• _WORK INSTRUCTIONS_
Pull every line containing the word "matplotlib" from the records.

• _GIVEN DATA_
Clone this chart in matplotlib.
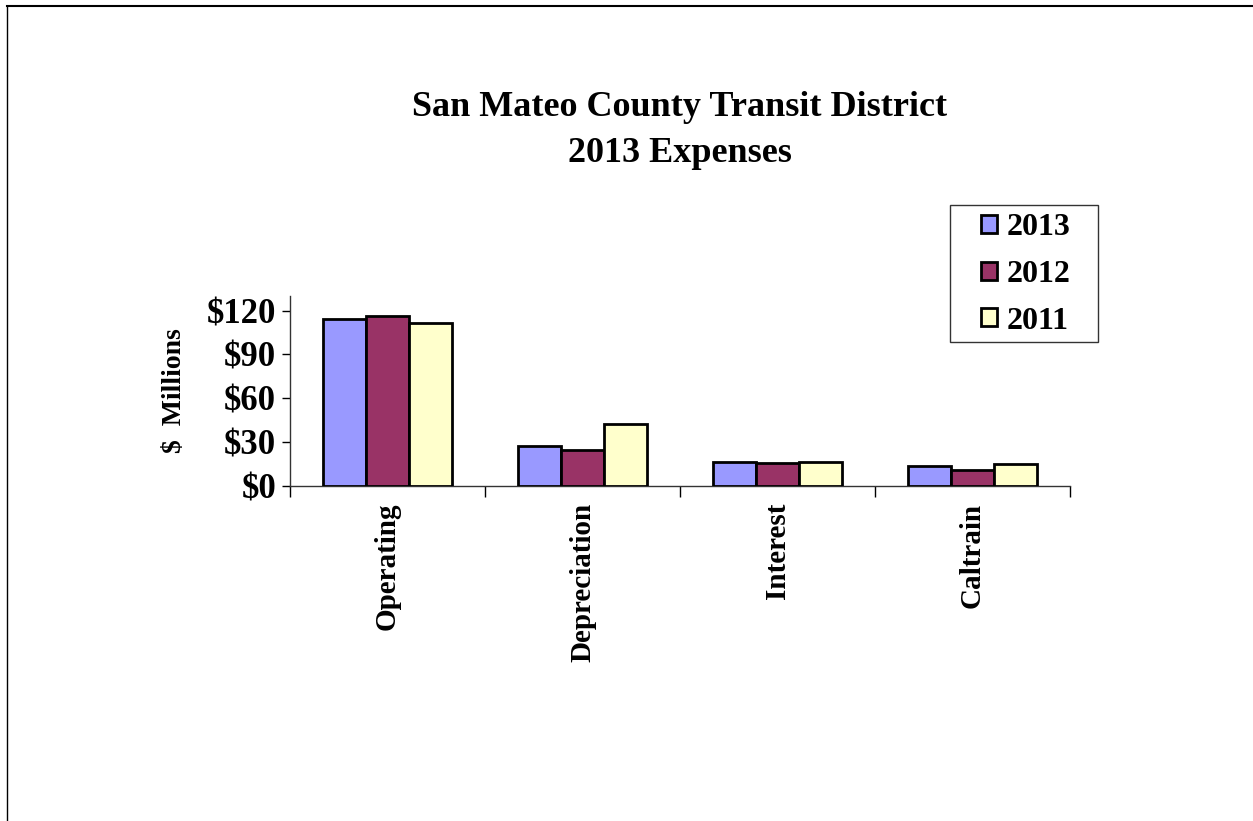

...

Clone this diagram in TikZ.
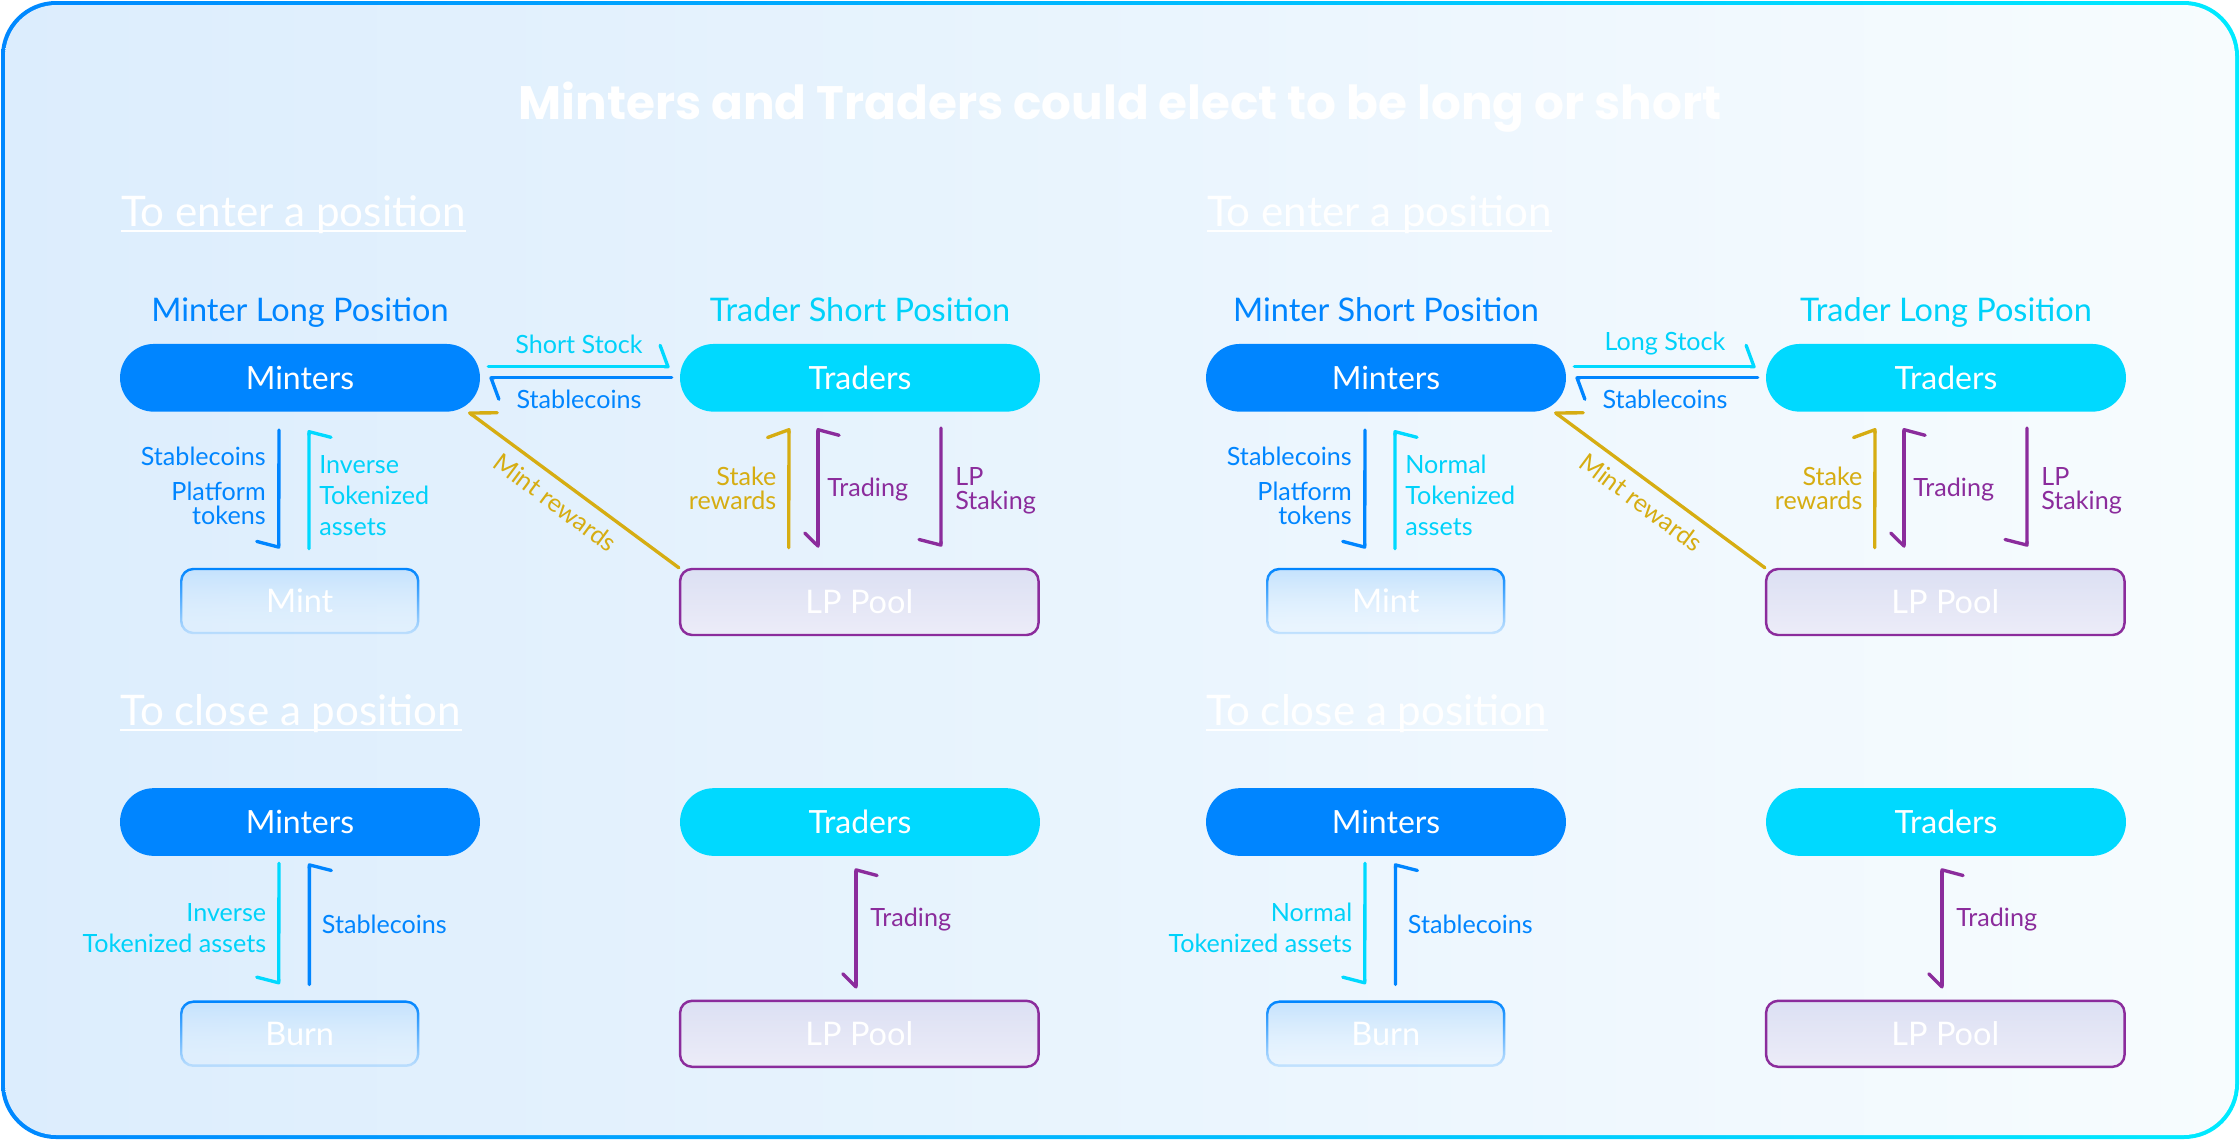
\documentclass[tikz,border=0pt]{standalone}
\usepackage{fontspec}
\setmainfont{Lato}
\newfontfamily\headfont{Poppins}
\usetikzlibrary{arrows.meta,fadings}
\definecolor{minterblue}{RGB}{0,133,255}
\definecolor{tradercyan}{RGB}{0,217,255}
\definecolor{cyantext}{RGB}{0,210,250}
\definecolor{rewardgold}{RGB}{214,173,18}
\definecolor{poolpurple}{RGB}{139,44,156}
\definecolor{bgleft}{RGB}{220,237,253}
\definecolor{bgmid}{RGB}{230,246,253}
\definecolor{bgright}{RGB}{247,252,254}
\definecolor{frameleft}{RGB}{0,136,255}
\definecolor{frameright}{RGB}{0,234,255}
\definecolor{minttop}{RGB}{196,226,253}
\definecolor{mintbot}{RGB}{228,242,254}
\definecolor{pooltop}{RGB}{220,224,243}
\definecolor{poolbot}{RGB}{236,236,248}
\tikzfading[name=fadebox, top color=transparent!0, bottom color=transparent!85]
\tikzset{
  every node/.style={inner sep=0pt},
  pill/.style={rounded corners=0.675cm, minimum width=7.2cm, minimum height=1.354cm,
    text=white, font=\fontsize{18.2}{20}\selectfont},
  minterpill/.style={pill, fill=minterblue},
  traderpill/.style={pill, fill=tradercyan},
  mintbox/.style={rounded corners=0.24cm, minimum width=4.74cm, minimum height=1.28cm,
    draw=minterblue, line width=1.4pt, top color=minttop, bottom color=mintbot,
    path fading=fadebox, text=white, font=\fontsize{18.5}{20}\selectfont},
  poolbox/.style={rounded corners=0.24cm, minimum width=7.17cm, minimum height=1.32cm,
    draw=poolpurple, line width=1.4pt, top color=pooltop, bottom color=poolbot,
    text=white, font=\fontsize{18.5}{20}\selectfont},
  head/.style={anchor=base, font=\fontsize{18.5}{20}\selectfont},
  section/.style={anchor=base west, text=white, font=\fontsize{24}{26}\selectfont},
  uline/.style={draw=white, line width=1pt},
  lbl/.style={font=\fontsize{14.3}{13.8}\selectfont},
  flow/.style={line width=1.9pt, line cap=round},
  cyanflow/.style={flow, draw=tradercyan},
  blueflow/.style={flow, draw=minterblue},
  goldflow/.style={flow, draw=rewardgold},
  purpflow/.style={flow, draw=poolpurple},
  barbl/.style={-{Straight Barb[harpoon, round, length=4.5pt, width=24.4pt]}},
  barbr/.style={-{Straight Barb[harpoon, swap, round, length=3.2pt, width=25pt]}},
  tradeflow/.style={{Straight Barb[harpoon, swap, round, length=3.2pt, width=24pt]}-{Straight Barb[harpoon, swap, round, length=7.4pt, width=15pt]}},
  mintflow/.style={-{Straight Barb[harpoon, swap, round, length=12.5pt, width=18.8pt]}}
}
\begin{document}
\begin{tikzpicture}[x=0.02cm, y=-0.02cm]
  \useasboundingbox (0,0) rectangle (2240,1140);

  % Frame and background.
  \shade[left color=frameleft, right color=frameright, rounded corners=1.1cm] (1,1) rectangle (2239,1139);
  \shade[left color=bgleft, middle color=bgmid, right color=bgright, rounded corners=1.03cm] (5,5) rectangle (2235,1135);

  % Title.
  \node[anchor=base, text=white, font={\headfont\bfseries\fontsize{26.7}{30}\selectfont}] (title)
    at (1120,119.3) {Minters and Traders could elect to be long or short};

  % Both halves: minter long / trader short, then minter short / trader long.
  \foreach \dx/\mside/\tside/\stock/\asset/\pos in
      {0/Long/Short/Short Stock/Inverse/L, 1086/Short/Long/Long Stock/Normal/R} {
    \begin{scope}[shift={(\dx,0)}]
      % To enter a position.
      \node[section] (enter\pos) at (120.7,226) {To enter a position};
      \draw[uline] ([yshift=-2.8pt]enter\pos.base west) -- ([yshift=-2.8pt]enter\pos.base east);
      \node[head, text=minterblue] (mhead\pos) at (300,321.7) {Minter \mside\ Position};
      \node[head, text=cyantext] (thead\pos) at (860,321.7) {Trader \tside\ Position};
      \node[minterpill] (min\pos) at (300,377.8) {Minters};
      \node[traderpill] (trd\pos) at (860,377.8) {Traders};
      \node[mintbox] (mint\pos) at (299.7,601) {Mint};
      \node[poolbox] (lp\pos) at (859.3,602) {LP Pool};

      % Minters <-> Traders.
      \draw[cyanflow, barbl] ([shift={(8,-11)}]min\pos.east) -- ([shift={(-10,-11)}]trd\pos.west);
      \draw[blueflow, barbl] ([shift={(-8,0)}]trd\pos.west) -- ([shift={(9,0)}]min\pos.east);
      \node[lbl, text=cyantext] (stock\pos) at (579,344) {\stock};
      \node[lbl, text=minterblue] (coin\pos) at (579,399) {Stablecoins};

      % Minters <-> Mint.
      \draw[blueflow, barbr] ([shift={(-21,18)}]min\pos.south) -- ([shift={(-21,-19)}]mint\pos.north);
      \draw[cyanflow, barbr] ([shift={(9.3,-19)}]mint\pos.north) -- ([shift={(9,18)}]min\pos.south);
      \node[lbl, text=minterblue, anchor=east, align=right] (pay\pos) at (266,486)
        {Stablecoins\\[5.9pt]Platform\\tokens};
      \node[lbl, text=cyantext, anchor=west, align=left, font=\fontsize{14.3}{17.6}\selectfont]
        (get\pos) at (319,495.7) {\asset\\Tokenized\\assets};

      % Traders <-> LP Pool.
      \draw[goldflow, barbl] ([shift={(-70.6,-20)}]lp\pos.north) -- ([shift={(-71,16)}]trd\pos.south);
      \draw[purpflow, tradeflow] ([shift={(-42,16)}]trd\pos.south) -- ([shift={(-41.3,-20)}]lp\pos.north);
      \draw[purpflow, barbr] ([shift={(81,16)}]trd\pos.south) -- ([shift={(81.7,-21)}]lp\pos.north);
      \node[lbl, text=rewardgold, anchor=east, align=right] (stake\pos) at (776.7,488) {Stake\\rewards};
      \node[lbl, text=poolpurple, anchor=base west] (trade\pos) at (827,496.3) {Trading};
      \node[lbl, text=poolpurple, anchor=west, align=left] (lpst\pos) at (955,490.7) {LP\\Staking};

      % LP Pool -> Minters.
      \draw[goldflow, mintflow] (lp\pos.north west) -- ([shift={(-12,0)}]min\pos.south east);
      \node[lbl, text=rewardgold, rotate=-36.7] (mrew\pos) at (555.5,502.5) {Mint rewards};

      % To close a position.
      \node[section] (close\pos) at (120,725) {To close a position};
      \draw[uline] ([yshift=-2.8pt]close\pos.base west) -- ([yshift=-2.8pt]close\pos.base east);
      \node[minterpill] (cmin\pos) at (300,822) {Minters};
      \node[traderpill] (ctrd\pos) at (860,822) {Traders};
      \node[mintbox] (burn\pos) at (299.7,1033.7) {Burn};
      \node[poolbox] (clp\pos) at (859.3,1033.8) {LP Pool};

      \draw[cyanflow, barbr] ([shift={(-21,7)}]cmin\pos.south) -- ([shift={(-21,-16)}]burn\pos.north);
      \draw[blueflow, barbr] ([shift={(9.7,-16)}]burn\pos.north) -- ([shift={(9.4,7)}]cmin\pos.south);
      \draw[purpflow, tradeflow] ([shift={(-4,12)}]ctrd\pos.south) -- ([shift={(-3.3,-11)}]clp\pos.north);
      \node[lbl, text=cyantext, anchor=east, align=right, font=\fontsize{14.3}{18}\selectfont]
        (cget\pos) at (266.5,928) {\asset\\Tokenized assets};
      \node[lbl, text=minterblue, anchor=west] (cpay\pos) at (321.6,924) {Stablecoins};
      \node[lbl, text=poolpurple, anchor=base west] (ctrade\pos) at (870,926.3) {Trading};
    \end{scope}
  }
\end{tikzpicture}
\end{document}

* * *

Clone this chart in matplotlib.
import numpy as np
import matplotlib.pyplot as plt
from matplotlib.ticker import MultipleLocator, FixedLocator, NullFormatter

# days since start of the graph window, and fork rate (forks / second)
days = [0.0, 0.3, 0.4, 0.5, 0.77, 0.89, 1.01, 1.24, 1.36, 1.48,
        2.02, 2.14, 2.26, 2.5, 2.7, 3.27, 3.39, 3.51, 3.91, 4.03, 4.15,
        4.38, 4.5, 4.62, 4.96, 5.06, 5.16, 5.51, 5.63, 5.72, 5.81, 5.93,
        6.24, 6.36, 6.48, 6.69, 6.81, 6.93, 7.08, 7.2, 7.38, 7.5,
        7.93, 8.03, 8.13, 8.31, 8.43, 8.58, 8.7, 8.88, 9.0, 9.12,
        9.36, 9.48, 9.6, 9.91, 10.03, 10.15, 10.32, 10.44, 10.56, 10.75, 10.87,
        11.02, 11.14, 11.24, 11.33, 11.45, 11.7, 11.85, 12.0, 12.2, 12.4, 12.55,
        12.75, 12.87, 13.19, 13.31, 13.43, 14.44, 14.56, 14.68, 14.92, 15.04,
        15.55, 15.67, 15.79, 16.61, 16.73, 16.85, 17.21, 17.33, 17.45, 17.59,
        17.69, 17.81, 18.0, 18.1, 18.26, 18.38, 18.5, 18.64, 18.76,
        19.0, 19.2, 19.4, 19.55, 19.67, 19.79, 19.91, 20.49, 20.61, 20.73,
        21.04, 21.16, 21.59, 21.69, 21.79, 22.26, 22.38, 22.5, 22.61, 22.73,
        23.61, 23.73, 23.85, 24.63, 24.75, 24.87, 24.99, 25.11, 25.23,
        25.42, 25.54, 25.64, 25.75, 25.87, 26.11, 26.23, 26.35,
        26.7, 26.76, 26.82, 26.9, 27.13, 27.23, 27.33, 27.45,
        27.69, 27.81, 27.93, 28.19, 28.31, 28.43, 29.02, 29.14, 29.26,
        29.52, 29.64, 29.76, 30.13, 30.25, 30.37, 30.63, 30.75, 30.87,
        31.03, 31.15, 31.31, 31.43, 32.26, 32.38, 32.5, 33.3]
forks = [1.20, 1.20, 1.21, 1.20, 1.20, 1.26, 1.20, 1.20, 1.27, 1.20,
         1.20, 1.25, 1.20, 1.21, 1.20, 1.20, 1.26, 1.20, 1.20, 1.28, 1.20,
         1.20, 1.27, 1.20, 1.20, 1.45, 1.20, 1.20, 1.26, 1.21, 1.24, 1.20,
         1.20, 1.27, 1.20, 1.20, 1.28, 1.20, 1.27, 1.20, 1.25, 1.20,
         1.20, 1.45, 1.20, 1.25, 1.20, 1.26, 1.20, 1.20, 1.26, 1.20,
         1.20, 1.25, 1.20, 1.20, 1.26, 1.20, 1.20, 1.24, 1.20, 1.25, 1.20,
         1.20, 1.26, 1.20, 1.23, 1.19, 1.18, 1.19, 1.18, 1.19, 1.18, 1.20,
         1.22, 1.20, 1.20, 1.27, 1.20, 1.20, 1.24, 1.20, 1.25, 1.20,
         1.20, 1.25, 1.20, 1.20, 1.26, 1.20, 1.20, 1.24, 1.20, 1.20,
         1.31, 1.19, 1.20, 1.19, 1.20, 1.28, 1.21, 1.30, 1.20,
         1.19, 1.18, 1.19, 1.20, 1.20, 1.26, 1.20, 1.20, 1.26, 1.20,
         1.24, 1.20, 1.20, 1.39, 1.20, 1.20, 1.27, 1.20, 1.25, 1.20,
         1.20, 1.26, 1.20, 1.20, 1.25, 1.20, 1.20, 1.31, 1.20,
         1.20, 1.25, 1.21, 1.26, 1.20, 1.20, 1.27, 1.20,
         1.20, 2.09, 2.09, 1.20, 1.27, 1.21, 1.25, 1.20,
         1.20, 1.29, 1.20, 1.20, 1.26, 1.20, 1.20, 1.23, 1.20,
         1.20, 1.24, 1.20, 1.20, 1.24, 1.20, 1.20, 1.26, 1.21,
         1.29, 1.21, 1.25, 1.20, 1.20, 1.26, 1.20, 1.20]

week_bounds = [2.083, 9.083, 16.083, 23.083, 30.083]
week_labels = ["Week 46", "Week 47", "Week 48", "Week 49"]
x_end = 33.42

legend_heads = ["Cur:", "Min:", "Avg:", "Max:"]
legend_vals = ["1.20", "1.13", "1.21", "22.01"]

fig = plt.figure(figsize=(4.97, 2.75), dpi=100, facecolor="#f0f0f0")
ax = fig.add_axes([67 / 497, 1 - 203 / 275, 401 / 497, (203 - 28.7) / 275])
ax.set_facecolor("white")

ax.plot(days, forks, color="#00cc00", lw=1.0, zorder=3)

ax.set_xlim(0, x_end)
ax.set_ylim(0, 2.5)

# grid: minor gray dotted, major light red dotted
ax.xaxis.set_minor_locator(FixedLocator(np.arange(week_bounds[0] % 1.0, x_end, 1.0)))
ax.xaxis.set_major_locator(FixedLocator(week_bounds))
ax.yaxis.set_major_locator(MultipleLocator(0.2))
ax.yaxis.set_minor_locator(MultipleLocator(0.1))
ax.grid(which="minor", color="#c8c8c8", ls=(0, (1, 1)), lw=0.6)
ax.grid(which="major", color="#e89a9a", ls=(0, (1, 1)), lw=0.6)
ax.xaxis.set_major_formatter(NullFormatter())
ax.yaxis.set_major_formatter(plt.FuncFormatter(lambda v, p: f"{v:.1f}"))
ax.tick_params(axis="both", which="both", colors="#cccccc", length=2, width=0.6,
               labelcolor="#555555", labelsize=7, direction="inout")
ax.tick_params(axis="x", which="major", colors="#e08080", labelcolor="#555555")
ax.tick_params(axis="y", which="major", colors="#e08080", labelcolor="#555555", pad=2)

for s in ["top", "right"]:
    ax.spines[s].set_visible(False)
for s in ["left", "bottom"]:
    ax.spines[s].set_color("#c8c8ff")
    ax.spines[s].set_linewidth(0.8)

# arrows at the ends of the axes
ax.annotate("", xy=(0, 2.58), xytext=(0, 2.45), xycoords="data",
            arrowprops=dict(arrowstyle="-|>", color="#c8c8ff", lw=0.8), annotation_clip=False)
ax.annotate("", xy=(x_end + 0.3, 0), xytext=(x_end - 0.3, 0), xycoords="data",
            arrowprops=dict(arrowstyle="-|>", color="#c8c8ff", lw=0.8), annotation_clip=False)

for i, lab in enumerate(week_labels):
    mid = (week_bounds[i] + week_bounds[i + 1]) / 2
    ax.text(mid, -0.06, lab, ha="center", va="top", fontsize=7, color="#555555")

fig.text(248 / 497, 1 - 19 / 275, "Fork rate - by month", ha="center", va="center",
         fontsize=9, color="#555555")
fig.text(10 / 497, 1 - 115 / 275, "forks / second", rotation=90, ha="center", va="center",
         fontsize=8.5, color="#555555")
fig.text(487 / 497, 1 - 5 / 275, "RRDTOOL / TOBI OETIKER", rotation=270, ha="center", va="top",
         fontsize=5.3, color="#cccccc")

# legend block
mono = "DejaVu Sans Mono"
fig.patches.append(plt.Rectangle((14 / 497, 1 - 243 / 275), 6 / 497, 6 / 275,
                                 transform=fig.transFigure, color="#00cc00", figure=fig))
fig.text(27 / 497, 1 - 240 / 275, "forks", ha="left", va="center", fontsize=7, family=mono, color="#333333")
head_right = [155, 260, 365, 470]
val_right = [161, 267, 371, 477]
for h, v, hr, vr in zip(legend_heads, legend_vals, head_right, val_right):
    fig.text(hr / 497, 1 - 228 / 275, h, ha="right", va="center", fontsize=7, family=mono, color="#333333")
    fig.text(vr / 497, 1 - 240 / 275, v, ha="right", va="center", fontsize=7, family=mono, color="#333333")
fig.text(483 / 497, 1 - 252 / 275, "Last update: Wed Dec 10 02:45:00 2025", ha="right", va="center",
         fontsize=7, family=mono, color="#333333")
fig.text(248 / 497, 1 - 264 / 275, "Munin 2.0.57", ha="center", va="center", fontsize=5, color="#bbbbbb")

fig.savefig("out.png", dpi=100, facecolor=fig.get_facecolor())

• _RESPONSE BELOW_
Clone this chart in matplotlib.
Clone this chart in matplotlib.
import matplotlib.pyplot as plt
from matplotlib.ticker import MultipleLocator, FixedLocator, NullFormatter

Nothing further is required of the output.